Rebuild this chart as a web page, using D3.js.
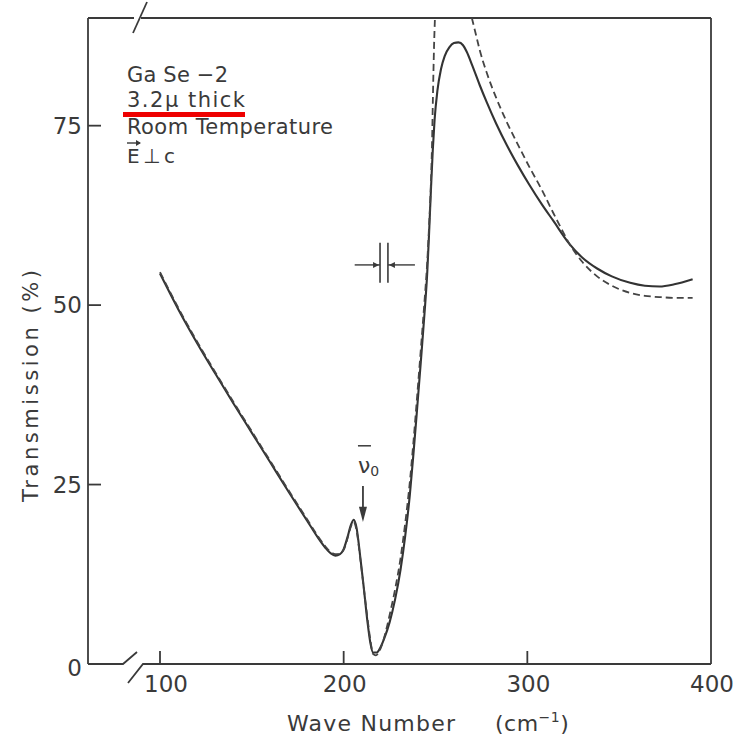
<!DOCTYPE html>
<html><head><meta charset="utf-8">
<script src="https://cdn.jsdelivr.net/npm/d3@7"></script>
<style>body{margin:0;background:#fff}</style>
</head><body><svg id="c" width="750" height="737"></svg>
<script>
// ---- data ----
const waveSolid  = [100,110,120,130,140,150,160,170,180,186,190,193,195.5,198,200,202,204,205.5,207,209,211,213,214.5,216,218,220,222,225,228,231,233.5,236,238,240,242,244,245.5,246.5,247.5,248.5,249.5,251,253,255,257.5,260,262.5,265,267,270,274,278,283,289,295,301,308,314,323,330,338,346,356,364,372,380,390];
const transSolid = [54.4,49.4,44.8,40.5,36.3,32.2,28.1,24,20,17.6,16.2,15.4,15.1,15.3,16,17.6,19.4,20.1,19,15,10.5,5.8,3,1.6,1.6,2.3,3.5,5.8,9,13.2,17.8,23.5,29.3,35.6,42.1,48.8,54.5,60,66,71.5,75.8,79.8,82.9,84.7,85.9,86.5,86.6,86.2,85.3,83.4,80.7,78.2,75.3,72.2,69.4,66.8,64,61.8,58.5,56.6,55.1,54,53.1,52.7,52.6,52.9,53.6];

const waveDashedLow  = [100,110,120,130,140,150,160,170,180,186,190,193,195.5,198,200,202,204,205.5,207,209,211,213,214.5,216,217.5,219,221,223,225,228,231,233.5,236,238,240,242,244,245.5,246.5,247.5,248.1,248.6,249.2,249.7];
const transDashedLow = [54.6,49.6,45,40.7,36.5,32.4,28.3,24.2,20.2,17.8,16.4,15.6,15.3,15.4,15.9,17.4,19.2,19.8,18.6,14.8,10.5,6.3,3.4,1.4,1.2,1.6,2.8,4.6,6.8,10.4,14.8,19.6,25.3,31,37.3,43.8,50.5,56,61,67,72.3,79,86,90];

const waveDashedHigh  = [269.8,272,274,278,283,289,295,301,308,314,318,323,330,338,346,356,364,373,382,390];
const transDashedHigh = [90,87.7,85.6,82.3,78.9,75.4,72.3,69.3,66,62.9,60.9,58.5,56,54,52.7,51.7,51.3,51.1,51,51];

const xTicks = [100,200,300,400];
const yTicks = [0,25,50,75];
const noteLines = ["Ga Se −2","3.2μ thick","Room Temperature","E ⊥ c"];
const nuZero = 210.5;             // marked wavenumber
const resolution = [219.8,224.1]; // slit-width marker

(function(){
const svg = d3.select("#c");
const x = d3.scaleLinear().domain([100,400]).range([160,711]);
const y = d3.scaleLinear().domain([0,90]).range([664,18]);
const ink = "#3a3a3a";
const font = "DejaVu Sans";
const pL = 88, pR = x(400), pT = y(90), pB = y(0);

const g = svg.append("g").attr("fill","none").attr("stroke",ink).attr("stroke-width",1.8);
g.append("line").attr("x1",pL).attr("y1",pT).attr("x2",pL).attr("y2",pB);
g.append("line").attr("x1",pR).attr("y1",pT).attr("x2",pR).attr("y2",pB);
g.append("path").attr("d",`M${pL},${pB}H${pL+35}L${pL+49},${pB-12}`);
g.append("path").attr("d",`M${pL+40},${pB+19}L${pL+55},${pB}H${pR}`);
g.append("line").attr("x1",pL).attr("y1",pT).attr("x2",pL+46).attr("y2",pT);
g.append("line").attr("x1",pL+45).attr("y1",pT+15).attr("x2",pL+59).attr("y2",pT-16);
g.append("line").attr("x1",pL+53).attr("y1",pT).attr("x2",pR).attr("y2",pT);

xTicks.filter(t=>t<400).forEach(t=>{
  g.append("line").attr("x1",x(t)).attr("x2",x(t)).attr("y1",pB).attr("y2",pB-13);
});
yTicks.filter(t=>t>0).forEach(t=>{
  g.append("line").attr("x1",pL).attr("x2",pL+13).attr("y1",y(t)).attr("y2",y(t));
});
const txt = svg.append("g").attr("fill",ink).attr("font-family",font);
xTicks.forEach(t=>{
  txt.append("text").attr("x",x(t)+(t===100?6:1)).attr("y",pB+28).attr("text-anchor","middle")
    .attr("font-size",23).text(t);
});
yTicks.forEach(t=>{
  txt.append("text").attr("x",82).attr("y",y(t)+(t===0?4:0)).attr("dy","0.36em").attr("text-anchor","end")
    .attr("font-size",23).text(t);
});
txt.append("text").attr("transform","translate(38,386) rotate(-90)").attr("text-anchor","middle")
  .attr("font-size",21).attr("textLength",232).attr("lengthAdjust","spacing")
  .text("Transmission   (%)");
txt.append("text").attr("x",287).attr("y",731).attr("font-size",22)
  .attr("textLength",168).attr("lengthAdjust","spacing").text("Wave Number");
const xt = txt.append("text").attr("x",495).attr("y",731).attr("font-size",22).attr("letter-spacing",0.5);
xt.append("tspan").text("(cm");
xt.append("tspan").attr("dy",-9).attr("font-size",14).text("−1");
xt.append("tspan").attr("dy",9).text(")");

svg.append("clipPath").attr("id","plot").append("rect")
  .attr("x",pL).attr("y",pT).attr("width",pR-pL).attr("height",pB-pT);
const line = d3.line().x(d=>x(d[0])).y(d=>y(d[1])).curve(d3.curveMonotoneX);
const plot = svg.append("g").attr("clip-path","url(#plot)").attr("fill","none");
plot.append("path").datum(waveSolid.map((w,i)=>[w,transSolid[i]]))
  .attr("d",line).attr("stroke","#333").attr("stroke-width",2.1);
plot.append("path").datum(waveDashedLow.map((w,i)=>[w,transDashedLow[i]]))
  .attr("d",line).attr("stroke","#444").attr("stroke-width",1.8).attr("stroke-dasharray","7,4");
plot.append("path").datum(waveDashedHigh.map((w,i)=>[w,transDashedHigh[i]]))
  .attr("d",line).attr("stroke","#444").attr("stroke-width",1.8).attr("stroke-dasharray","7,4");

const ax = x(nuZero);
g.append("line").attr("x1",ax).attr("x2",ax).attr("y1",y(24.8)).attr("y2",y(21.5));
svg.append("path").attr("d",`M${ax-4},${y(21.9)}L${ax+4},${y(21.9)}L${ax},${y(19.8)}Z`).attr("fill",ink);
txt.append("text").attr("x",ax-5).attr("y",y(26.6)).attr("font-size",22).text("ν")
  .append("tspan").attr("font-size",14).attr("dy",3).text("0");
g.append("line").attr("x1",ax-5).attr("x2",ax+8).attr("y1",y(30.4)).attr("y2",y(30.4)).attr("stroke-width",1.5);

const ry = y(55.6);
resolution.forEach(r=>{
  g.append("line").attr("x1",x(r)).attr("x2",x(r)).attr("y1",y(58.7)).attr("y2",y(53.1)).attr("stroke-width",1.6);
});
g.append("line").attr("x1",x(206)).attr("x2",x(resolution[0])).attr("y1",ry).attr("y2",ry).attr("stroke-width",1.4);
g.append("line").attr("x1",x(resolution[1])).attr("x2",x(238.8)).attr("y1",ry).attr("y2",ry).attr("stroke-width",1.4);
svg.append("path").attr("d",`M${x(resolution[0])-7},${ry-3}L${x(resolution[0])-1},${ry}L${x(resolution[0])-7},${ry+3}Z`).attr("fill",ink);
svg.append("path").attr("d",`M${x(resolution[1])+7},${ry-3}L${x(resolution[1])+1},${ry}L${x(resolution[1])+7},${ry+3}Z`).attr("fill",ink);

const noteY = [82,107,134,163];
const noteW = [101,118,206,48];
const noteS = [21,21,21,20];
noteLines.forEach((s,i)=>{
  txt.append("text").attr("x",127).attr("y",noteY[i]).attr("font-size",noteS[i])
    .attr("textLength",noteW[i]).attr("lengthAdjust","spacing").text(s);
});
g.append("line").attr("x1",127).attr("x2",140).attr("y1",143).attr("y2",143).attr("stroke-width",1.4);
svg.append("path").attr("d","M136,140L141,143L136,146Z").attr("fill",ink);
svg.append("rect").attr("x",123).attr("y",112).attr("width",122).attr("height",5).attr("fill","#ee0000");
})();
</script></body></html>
═══
# WORK TO BE COMPLETED
Omitting all pictures, restate exactly the lines of the material from its start through the line that contains "const resolution = [219.8,224.1];".

# FULL OUTPUT
Rebuild this chart as a web page, using D3.js.
<!DOCTYPE html>
<html><head><meta charset="utf-8">
<script src="https://cdn.jsdelivr.net/npm/d3@7"></script>
<style>body{margin:0;background:#fff}</style>
</head><body><svg id="c" width="750" height="737"></svg>
<script>
// ---- data ----
const waveSolid  = [100,110,120,130,140,150,160,170,180,186,190,193,195.5,198,200,202,204,205.5,207,209,211,213,214.5,216,218,220,222,225,228,231,233.5,236,238,240,242,244,245.5,246.5,247.5,248.5,249.5,251,253,255,257.5,260,262.5,265,267,270,274,278,283,289,295,301,308,314,323,330,338,346,356,364,372,380,390];
const transSolid = [54.4,49.4,44.8,40.5,36.3,32.2,28.1,24,20,17.6,16.2,15.4,15.1,15.3,16,17.6,19.4,20.1,19,15,10.5,5.8,3,1.6,1.6,2.3,3.5,5.8,9,13.2,17.8,23.5,29.3,35.6,42.1,48.8,54.5,60,66,71.5,75.8,79.8,82.9,84.7,85.9,86.5,86.6,86.2,85.3,83.4,80.7,78.2,75.3,72.2,69.4,66.8,64,61.8,58.5,56.6,55.1,54,53.1,52.7,52.6,52.9,53.6];

const waveDashedLow  = [100,110,120,130,140,150,160,170,180,186,190,193,195.5,198,200,202,204,205.5,207,209,211,213,214.5,216,217.5,219,221,223,225,228,231,233.5,236,238,240,242,244,245.5,246.5,247.5,248.1,248.6,249.2,249.7];
const transDashedLow = [54.6,49.6,45,40.7,36.5,32.4,28.3,24.2,20.2,17.8,16.4,15.6,15.3,15.4,15.9,17.4,19.2,19.8,18.6,14.8,10.5,6.3,3.4,1.4,1.2,1.6,2.8,4.6,6.8,10.4,14.8,19.6,25.3,31,37.3,43.8,50.5,56,61,67,72.3,79,86,90];

const waveDashedHigh  = [269.8,272,274,278,283,289,295,301,308,314,318,323,330,338,346,356,364,373,382,390];
const transDashedHigh = [90,87.7,85.6,82.3,78.9,75.4,72.3,69.3,66,62.9,60.9,58.5,56,54,52.7,51.7,51.3,51.1,51,51];

const xTicks = [100,200,300,400];
const yTicks = [0,25,50,75];
const noteLines = ["Ga Se −2","3.2μ thick","Room Temperature","E ⊥ c"];
const nuZero = 210.5;             // marked wavenumber
const resolution = [219.8,224.1]; // slit-width marker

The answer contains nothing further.